Atomic-scale electronic devices can be fabricated via the deterministic placement of individual donor atoms in semiconductors. The commonly-used technique involves the thermal decomposition of phosphine on the Si(001) surface and the patterning of a hydrogen resist layer for spatial control. However, it is now established that the desorption of phosphorus from the surface during the thermal incorporation anneal limits the scale-up of this method, e.g., for the fabrication of large numbers of qubits. In this talk, I will present exciting new work in our group demonstrating the excellent characteristics of arsine adsorption to both Si(001) and Ge(001) for the creation of atomic-scale devices.
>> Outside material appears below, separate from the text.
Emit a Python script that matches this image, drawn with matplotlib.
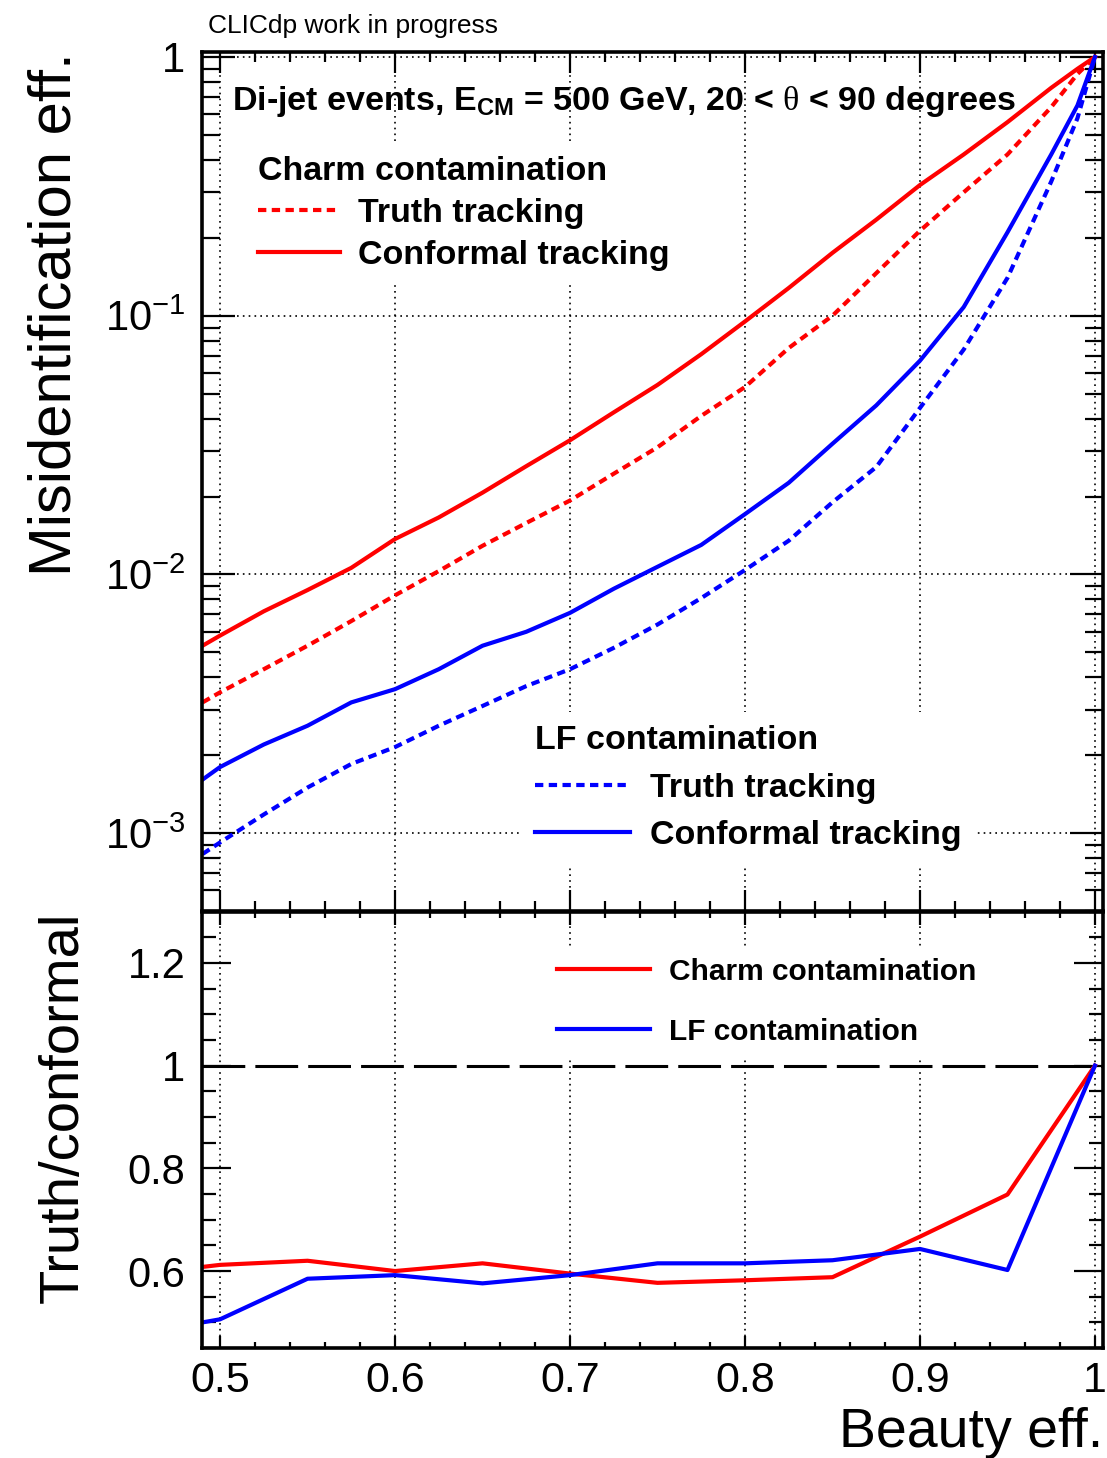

I will present combined scanning tunnelling microscopy and density functional theory work demonstrating that arsenic incorporates into the Ge(001) surface at room temperature when exposed to arsine, thus eliminating the need for the thermal anneal that is so problematic for phosphine on Si(001). Furthermore, I will present soft x-ray angle-resolved photoelectron spectroscopy (SX-ARPES) measurements of delta-doped layers in silicon that demonstrate higher confinement for arsenic layers compared to phosphorus layers. Our new results offer exciting opportunities for the fabrication of donor-based devices and their scale-up to the large numbers of qubits required for the fabrication of technological quantum devices.